Orientation Preserving Homeomorphism of the Circle $S^1$

Question

Ergodic Theory. Cornfeld, Fomin, Sinai. Page 73.

Consider a homeomorphism $T$ preserving the orientation of the circle $S^1$.

what does "preserving the orientation" mean?

Answer 1

Rougly, it means that $f$ preserves the direction of a "dot" walking on $S^1$. That is to say, if you have a "dot" walking on $S^1$ clockwise, then the $f$-image of the "dot" also walks clockwise.

Mathematically, this can be formalized as follows:

Let's parameterise $S^1$ with $[0,1]$, with $0$ identified with $1$. Let $\pi:\mathbb R\to S^1$ be the universal covering projection (or, if you prever, identify $S^1$ with the quotient $\mathbb R/\mathbb Z$ and take $\pi$ be the quotient map).

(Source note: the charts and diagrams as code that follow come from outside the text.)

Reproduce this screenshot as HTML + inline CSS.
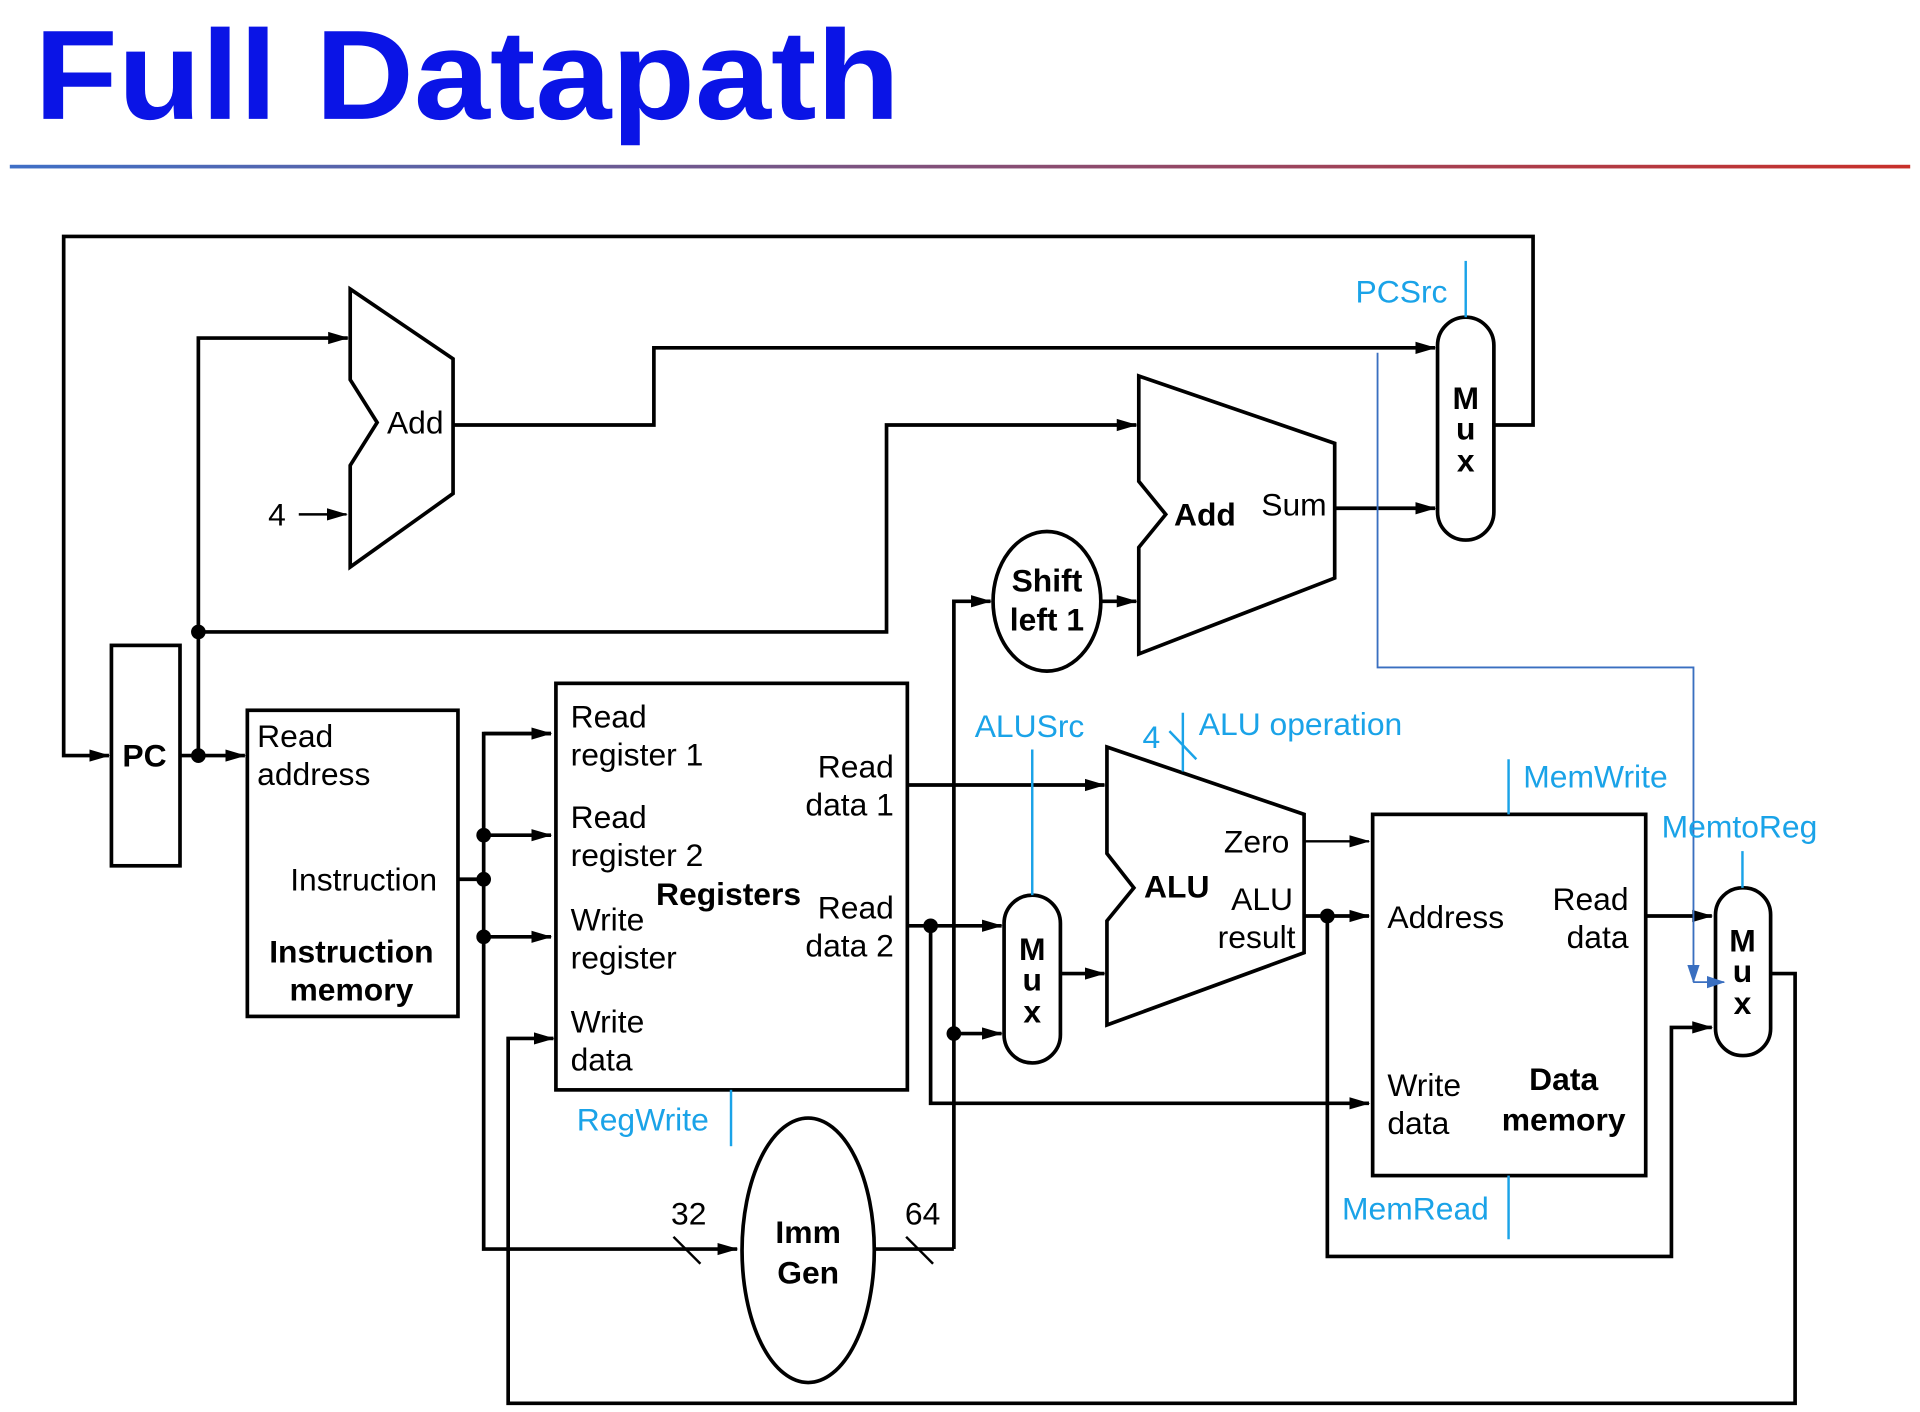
<!DOCTYPE html>
<html><head><meta charset="utf-8"><style>
html,body{margin:0;padding:0;background:#fff;}
svg{display:block;}
text{font-family:"Liberation Sans",Arial,sans-serif;}
</style></head><body>
<svg width="1920" height="1412" viewBox="0 0 1568 1153" xmlns="http://www.w3.org/2000/svg">
<defs>
<marker id="a" markerUnits="userSpaceOnUse" markerWidth="18" markerHeight="12" refX="16" refY="6" orient="auto"><path d="M0,1 L17,6 L0,11 z" fill="#000"/></marker>
<marker id="b" markerUnits="userSpaceOnUse" markerWidth="16" markerHeight="12" refX="14" refY="6" orient="auto"><path d="M0,1 L15,6 L0,11 z" fill="#3a6fc0"/></marker>
<linearGradient id="g" x1="0" x2="1"><stop offset="0" stop-color="#3f6fc6"/><stop offset="1" stop-color="#c8302a"/></linearGradient>
</defs>
<text x="28" y="97" font-size="104" font-weight="bold" fill="#0a14e6" textLength="707" lengthAdjust="spacingAndGlyphs">Full Datapath</text>
<rect x="8" y="134.5" width="1552" height="3" fill="url(#g)"/>

<g fill="none" stroke="#000" stroke-width="3">
<polyline points="1220,347 1252,347 1252,193 52,193 52,617 89,617" marker-end="url(#a)"/>
<rect x="91" y="527" width="56" height="180"/>
<line x1="147" y1="617" x2="200" y2="617" marker-end="url(#a)"/>
<polyline points="162,617 162,276 284,276" marker-end="url(#a)"/>
<polyline points="162,516 724,516 724,347 928,347" marker-end="url(#a)"/>
<polygon points="286,236 370,293 370,403 286,463 286,380 308,345 286,310"/>
<polyline points="370,347 534,347 534,284 1172,284" marker-end="url(#a)"/>
<rect x="1174" y="259" width="46" height="182" rx="23"/>
<polygon points="930,307 1090,362 1090,472 930,534 930,447 952,420 930,393"/>
<line x1="1090" y1="415" x2="1172" y2="415" marker-end="url(#a)"/>
<ellipse cx="855" cy="491" rx="44" ry="57"/>
<polyline points="779,1020 779,491 809,491" marker-end="url(#a)"/>
<line x1="899" y1="491" x2="928" y2="491" marker-end="url(#a)"/>
<rect x="202" y="580" width="172" height="250"/>
<line x1="374" y1="718" x2="395" y2="718"/>
<polyline points="450,599 395,599 395,1020 602,1020" marker-end="url(#a)"/>
<line x1="395" y1="599" x2="450" y2="599" marker-end="url(#a)"/>
<line x1="395" y1="682" x2="450" y2="682" marker-end="url(#a)"/>
<line x1="395" y1="765" x2="450" y2="765" marker-end="url(#a)"/>
<rect x="454" y="558" width="287" height="332"/>
<polyline points="1446,795 1466,795 1466,1146 415,1146 415,848 452,848" marker-end="url(#a)"/>
<line x1="741" y1="641" x2="902" y2="641" marker-end="url(#a)"/>
<line x1="741" y1="756" x2="818" y2="756" marker-end="url(#a)"/>
<polyline points="760,756 760,901 1118,901" marker-end="url(#a)"/>
<ellipse cx="660" cy="1021" rx="54" ry="108"/>
<line x1="714" y1="1020" x2="779" y2="1020"/>
<line x1="779" y1="844" x2="818" y2="844" marker-end="url(#a)"/>
<rect x="820" y="731" width="46" height="137" rx="23"/>
<line x1="866" y1="795" x2="902" y2="795" marker-end="url(#a)"/>
<polygon points="904,610 1065,665 1065,778 904,837 904,752 926,725 904,697"/>
<line x1="1065" y1="687" x2="1118" y2="687" marker-end="url(#a)" stroke-width="2"/>
<line x1="1065" y1="748" x2="1118" y2="748" marker-end="url(#a)"/>
<polyline points="1084,748 1084,1026 1365,1026 1365,839 1398,839" marker-end="url(#a)"/>
<rect x="1121" y="665" width="223" height="295"/>
<line x1="1344" y1="748" x2="1398" y2="748" marker-end="url(#a)"/>
<rect x="1401" y="725" width="45" height="137" rx="22"/>
</g>
<g fill="#000">
<circle cx="162" cy="617" r="6"/><circle cx="162" cy="516" r="6"/>
<circle cx="395" cy="718" r="6"/><circle cx="395" cy="682" r="6"/><circle cx="395" cy="765" r="6"/>
<circle cx="760" cy="756" r="6"/><circle cx="779" cy="844" r="6"/><circle cx="1084" cy="748" r="6"/>
</g>
<g stroke="#000" stroke-width="2" fill="none">
<line x1="244" y1="420" x2="283" y2="420" marker-end="url(#a)"/>
<line x1="550" y1="1010" x2="572" y2="1032"/>
<line x1="740" y1="1010" x2="762" y2="1032"/>
</g>
<g stroke="#1aa3e8" stroke-width="2" fill="none">
<line x1="1197" y1="213" x2="1197" y2="259"/>
<line x1="597" y1="890" x2="597" y2="936"/>
<line x1="843" y1="612" x2="843" y2="731"/>
<line x1="966" y1="582" x2="966" y2="630"/>
<line x1="955" y1="597" x2="977" y2="620"/>
<line x1="1232" y1="620" x2="1232" y2="665"/>
<line x1="1232" y1="960" x2="1232" y2="1012"/>
<line x1="1423" y1="695" x2="1423" y2="725"/>
</g>
<g stroke="#3a6fc0" stroke-width="1.5" fill="none">
<polyline points="1125,288 1125,545 1383,545 1383,802" marker-end="url(#b)"/>
<line x1="1383" y1="802" x2="1408" y2="802" marker-end="url(#b)"/>
</g>
<g font-size="26" fill="#000">
<text x="316" y="354">Add</text>
<text x="219" y="429">4</text>
<text x="1030" y="421">Sum</text>
<text x="210" y="610">Read</text><text x="210" y="641">address</text>
<text x="237" y="727">Instruction</text>
<text x="466" y="594">Read</text><text x="466" y="625">register 1</text>
<text x="466" y="676">Read</text><text x="466" y="707">register 2</text>
<text x="466" y="760">Write</text><text x="466" y="791">register</text>
<text x="466" y="843">Write</text><text x="466" y="874">data</text>
<g text-anchor="end">
<text x="730" y="635">Read</text><text x="730" y="666">data 1</text>
<text x="730" y="750">Read</text><text x="730" y="781">data 2</text>
<text x="1053" y="696">Zero</text>
<text x="1056" y="743">ALU</text><text x="1058" y="774">result</text>
<text x="1330" y="743">Read</text><text x="1330" y="774">data</text>
</g>
<text x="548" y="1000">32</text><text x="739" y="1000">64</text>
<text x="1133" y="758">Address</text>
<text x="1133" y="895">Write</text><text x="1133" y="926">data</text>
</g>
<g font-size="26" font-weight="bold" fill="#000" text-anchor="middle">
<text x="118" y="626">PC</text>
<text x="287" y="786">Instruction</text><text x="287" y="817">memory</text>
<text x="595" y="739">Registers</text>
<text x="984" y="429">Add</text>
<text x="855" y="483">Shift</text><text x="855" y="515">left 1</text>
<text x="660" y="1015">Imm</text><text x="660" y="1048">Gen</text>
<text x="961" y="733">ALU</text>
<text x="1277" y="890">Data</text><text x="1277" y="923">memory</text>
<text x="1197" y="334">M</text><text x="1197" y="359">u</text><text x="1197" y="385">x</text>
<text x="843" y="784">M</text><text x="843" y="809">u</text><text x="843" y="835">x</text>
<text x="1423" y="777">M</text><text x="1423" y="802">u</text><text x="1423" y="828">x</text>
</g>
<g font-size="26" fill="#1aa3e8">
<text x="1107" y="247">PCSrc</text>
<text x="471" y="923">RegWrite</text>
<text x="796" y="602">ALUSrc</text>
<text x="933" y="611">4</text>
<text x="979" y="600">ALU operation</text>
<text x="1244" y="643">MemWrite</text>
<text x="1357" y="684">MemtoReg</text>
<text x="1096" y="996">MemRead</text>
</g>
</svg>
</body></html>
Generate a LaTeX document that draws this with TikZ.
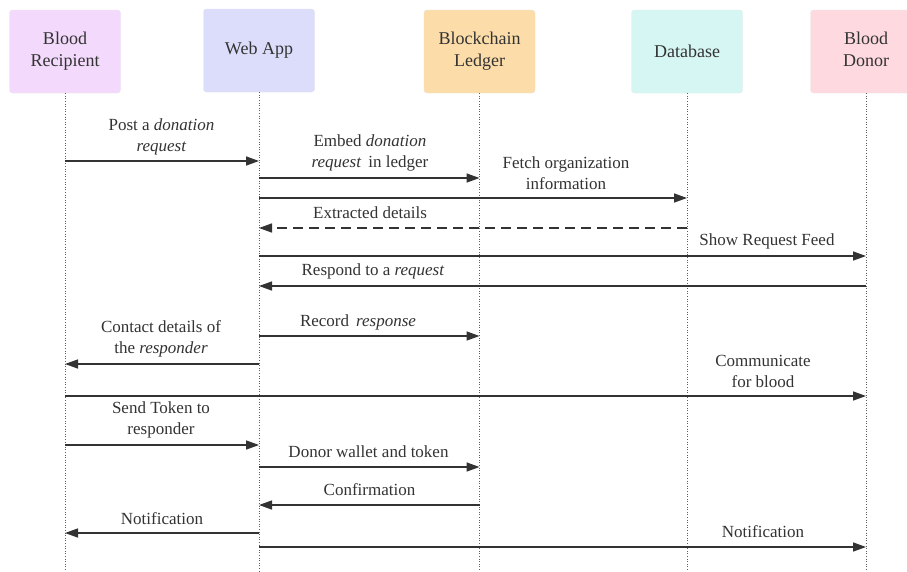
\documentclass[tikz,border=0pt]{standalone}
\usepackage{fontspec}
\setmainfont{Liberation Serif}
\usetikzlibrary{arrows.meta}
\definecolor{ink}{HTML}{333333}
\definecolor{cRec}{HTML}{F3D9FB}
\definecolor{cWeb}{HTML}{DCDDFB}
\definecolor{cBc}{HTML}{FCDCA8}
\definecolor{cDb}{HTML}{D5F6F2}
\definecolor{cDon}{HTML}{FEDAE0}
\tikzset{
  actor/.style={rounded corners=3pt, minimum width=111pt, minimum height=83pt, align=center,
    font=\fontsize{18}{22}\selectfont, text=ink, draw=#1!85!black!40, fill=#1, line width=0.4pt},
  life/.style={draw=ink!80, line width=0.9pt, dash pattern=on 1pt off 1.6pt},
  msg/.style={draw=ink, line width=1.5pt, -{Triangle[length=13pt,width=9pt]}},
  reply/.style={msg, dash pattern=on 10pt off 6pt},
  lbl/.style={align=center, text=ink, font=\fontsize{17}{21}\selectfont, inner sep=0pt}
}
\begin{document}
\begin{tikzpicture}[x=1pt,y=-1pt]
\useasboundingbox (0,0) rectangle (907,571);
\fill[white] (0,0) rectangle (907,571);
% participants
\node[actor=cRec] (rec) at (65,51.5) {Blood\\Recipient};
\node[actor=cWeb] (web) at (259,50.5) {Web App};
\node[actor=cBc] (bc) at (479.5,51.5) {Blockchain\\Ledger};
\node[actor=cDb] (db) at (687,51.5) {Database};
\node[actor=cDon, text depth=4pt] (don) at (866,51.5) {Blood\\Donor};
% lifelines
\foreach \p in {rec,web,bc,db,don}{
  \coordinate (\p end) at (\p |- 0,571);
  \draw[life] (\p.south) -- (\p end);
}
% messages
\draw[msg] (rec |- 0,161) -- (web |- 0,161);
\node[lbl] (m1) at (161.5,136.5) {Post a \textit{donation}\\\textit{request}};
\draw[msg] (web |- 0,178) -- (bc |- 0,178);
\node[lbl] (m2) at (370,153) {Embed \textit{donation}\\\textit{request}\, in ledger};
\draw[msg] (web |- 0,198) -- (db |- 0,198);
\node[lbl] (m3) at (566,173) {Fetch organization\\information};
\draw[reply] (db |- 0,228) -- (web |- 0,228);
\node[lbl] (m4) at (370,213) {Extracted details};
\draw[msg] (web |- 0,256) -- (don |- 0,256);
\node[lbl] (m5) at (767,241) {Show Request Feed};
\draw[msg] (don |- 0,286) -- (web |- 0,286);
\node[lbl] (m6) at (373,271) {Respond to a \textit{request}};
\draw[msg] (web |- 0,336) -- (bc |- 0,336);
\node[lbl] (m7) at (358,322) {Record\, \textit{response}};
\draw[msg] (web |- 0,364) -- (rec |- 0,364);
\node[lbl] (m8) at (161,339) {Contact details of\\the \textit{responder}};
\draw[msg] (rec |- 0,396) -- (don |- 0,396);
\node[lbl] (m9) at (763,371) {Communicate\\for blood};
\draw[msg] (rec |- 0,445) -- (web |- 0,445);
\node[lbl] (m10) at (161,420) {Send Token to\\responder};
\draw[msg] (web |- 0,467) -- (bc |- 0,467);
\node[lbl] (m11) at (368.5,452) {Donor wallet and token};
\draw[msg] (bc |- 0,505) -- (web |- 0,505);
\node[lbl] (m12) at (369.5,490) {Confirmation};
\draw[msg] (web |- 0,533) -- (rec |- 0,533);
\node[lbl] (m13) at (162,519) {Notification};
\draw[msg] (web |- 0,547) -- (don |- 0,547);
\node[lbl] (m14) at (763,532) {Notification};
\end{tikzpicture}
\end{document}
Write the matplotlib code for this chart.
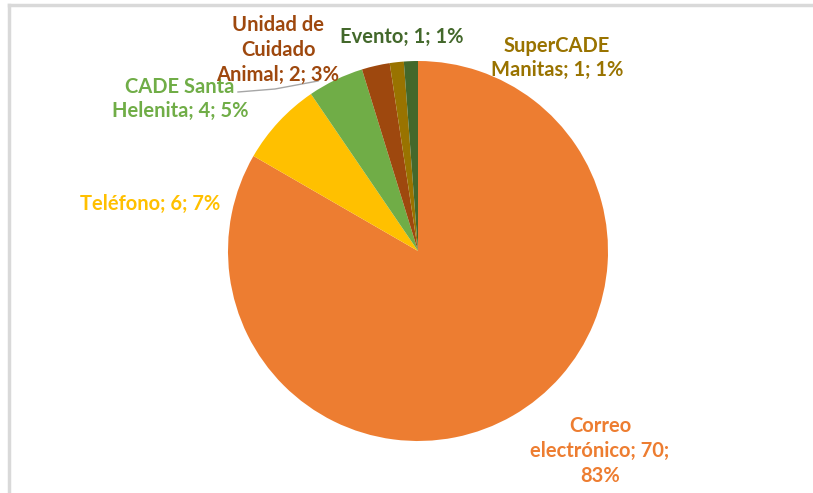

Any map $f:S^1\to S^1$ has a lift $\tilde f:\mathbb R\to \mathbb R$ so that the obviuos diagram commute, in formulae $$f\circ\pi=\pi\circ\tilde f$$ Moreover, such lift is unique once we choose $\tilde f(0)\in\pi^{-1}(f(0))$.

There three cases:

$\tilde f(1)=\tilde f(0)$, but in this case you can see that $f$ is not an homeo,

$\tilde f(1) >\tilde f(0)$, in this case $f$ is orientation preserving,

$\tilde f(1)< \tilde f(0)$, in this case $f$ is orientation inversing.